Task instructions → Give back, exactly as written, the lines from the beginning of the listing through the one that contains "from matplotlib.ticker import".
^^^^
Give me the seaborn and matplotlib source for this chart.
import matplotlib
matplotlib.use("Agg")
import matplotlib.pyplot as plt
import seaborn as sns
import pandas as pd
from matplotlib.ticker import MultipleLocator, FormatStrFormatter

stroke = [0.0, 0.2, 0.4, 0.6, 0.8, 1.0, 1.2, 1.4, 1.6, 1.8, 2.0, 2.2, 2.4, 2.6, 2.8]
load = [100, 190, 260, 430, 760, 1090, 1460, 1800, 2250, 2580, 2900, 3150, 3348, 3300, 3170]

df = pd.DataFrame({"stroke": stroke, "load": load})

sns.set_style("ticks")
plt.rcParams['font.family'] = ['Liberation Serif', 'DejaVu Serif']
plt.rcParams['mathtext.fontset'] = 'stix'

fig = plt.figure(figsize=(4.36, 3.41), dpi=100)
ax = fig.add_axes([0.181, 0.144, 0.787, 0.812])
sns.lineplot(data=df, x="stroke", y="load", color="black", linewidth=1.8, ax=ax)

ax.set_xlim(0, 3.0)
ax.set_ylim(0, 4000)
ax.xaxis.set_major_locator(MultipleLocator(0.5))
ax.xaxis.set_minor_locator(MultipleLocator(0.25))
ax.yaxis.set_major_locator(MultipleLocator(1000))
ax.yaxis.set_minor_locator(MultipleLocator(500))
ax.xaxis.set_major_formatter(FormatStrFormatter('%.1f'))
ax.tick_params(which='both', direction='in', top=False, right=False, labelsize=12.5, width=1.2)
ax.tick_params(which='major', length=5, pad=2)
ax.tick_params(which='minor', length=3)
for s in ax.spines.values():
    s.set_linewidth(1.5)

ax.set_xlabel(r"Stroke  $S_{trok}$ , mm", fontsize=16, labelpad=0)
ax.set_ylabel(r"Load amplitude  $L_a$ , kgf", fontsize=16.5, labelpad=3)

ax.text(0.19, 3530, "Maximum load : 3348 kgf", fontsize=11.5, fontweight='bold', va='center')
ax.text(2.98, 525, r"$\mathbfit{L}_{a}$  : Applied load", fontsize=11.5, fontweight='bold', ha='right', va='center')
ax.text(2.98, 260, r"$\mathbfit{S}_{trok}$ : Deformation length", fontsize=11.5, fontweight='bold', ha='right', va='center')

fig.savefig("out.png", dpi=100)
^^^^
Written solution →
Give me the seaborn and matplotlib source for this chart.
import matplotlib
matplotlib.use("Agg")
import matplotlib.pyplot as plt
import seaborn as sns
import pandas as pd
from matplotlib.ticker import MultipleLocator, FormatStrFormatter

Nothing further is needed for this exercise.